Every day at 3:10 p.m. I head out the door pushing my 1-year-old in the stroller to pick up her sister from school. It takes me 20 minutes to walk there, striding along the sidewalks past the small terraced houses packed together like eggs in a cardboard carton, then crossing the road at the traffic lights, before heading down a long and leafy road past the larger houses with lavender-lined garden paths and roses spilling over their fences.
We walk the same route on the way back, but it takes us about an hour as my daughter ambles slowly along, stopping to pick up whatever interesting leaf, feather, acorn, or other little treasure catches her eye. Quite often, she literally stops to smell the flowers.
This walk has become a kind of daily meditation for me, and it’s not at all uncommon that my heart swells with intense gratitude, tears filling my eyes as I notice new details about the natural world around me as I walk. Whatever my mood — however stressed or blue I’ve been that day — it all seems to fade away in a flood of quiet peace.
Mystics and philosophers have long known the secret that being connected to nature can bring us a deep sense of peace and help us feel more connected with the divine. When we quietly observe the natural world around us — even for a short period of time — it’s not uncommon to exprience a subtle shift in our bodies, minds, and spirits.
In her book, The Wild Remedy: How Nature Mends Us, Emma Mitchell shares her journey with depression over the course of a year as she seeks solace in the natural world around her cottage. “This year of using nature as a remedy has convinced me that humans may need to be in natural landscapes regularly in order to be fully well,” she writes. “There is an ancient and potent connection between us and the land: we evolved to live in wild places. Perhaps it is the displacement from nature in modern life that is causing so many of us to struggle with our mental health.”
With diagnosed incidents of mental illness on the rise, Mitchell wonders whether “our disconnection from nature holds a critical role in this story.” The book shares her own experience of having her suicidal thoughts interrupted by the sight of some green saplings on the roadside, and the way she feels her mind let out “a sigh of relief” as she steps into a leafy wood. And she reveals the science behind these restorative effects of nature.
Research shows that spending time in nature, particularly among trees, helps lower the stress hormone cortisol in our bodies, and decreases blood pressure and pulse rate. When our skin and eyes come into contact with sunlight, our body releases higher levels of serotonin, a neurotransmitting chemical associated with happiness.
Serotonin is also released when we come into contact with some types of benign soil bacteria. There’s also evidence that a special kind of white blood cell that helps fight viruses and some cancerous cells becomes more active when we spend time in the woods, and that breathing in the smell of a fresh hedgerow gives our bodies a chance to absorb compounds called phytoncides that can have beneficial effects on our immune and circulatory systems.

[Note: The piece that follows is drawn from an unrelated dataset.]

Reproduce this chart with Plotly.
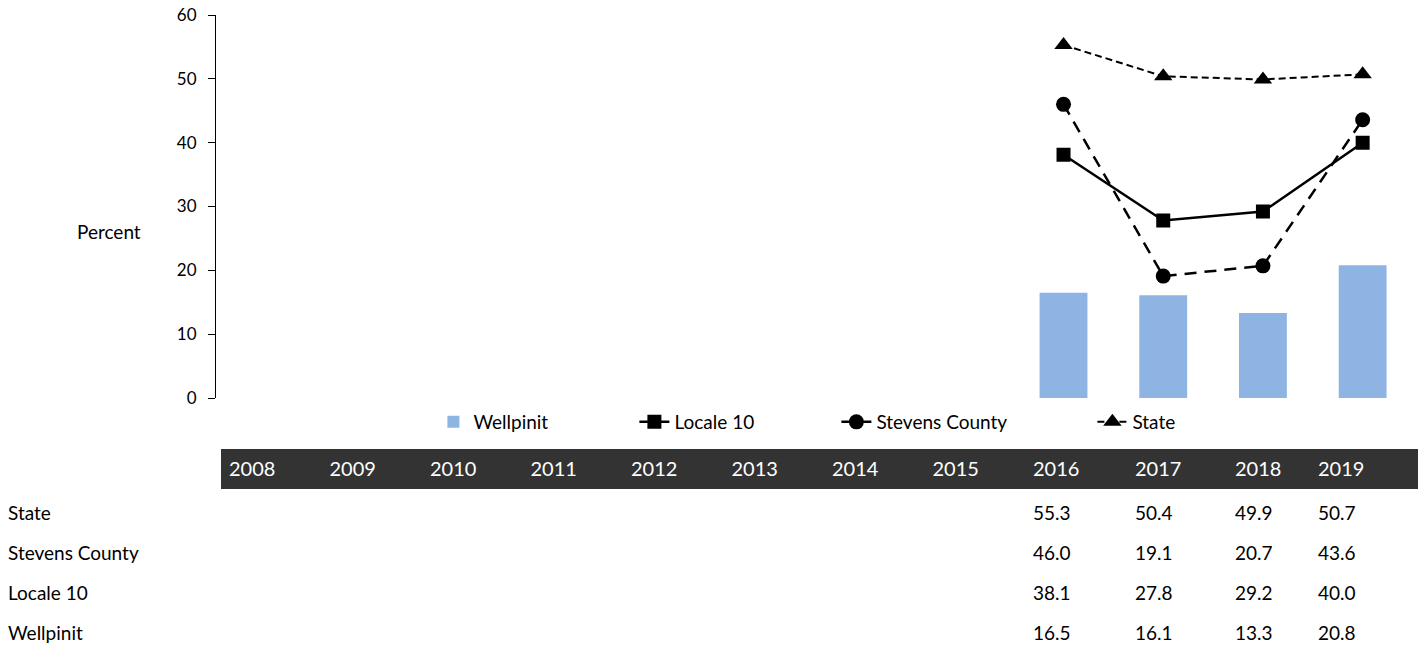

This all makes sense — for most of human history, we lived in close contact with nature. Living in such artificial environments and being so far removed from the impact of the seasonal cycle is a peculiarly modern phenomenon, and so it seems right that our bodies and spirits would find relief when we reconnect with nature. As the great Joni Mitchell line goes, “We’ve got to get ourselves back to the garden.”
The daily repetition of sights, sounds, and smells on my daily walk makes me more aware than ever of the changing seasons: The tree I never noticed until mid-October, when it suddenly burst into golden-yellow flames; the wisteria vines that climb up a street light and drop fragrant confetti on the sidewalk for a week or so in May; the patch of forget-me-nots and wild strawberries that crops up in one particular spot by a red brick wall under the shade of a lime tree in early June.
And as these seasons shift, I find relief in the knowledge that all things were made to move in cycles — that life all around us ebbs and flows. It helps me to make sense of my own emotions and energy. Just like a seed underground in the winter, some things need time to germinate in my heart, and during some seasons I move slower than others. I start to see patterns in the petals and leaves, in the birdsong, the movement and shape of the clouds, and I recognize those patterns within myself, too — in the spiral of my fingerprints, and the way my spirit lifts and opens up when the sun shines on my face.
Being aware of the details in the natural world around me helps me to appreciate the fact that I’m a physical as well as spiritual being. Sometimes, as a writer spending hours hunched over my computer, I can start to get a bit stuck in my own head, seeing my body’s need to take breaks, to stretch, to eat, to sleep, as irritating interruptions. Walking a familiar path every day, come rain or shine, and noticing the shifts and changes of that particular environment makes me feel grounded in my body. It also makes me grateful for my body, and for the beauty of the created world around me. I understand in my bones that this material world is good, too, and that I need to respect my body’s needs as well as the needs of my mind.
At some of the most difficult points in my life, gardens have been a refuge for me. They are places I can go to cry and shout out in my pain. In a garden, I’m surrounded by a green and growing world that’s unperturbed by my angst because it contains and reflects the same cycles of birth, growth, destruction, death, and rebirth that I hold within myself. I can’t help but see a personality behind it all, one creative mind, who, like many a great artist, returns to certain themes again and again, slowly revealing more with each creation.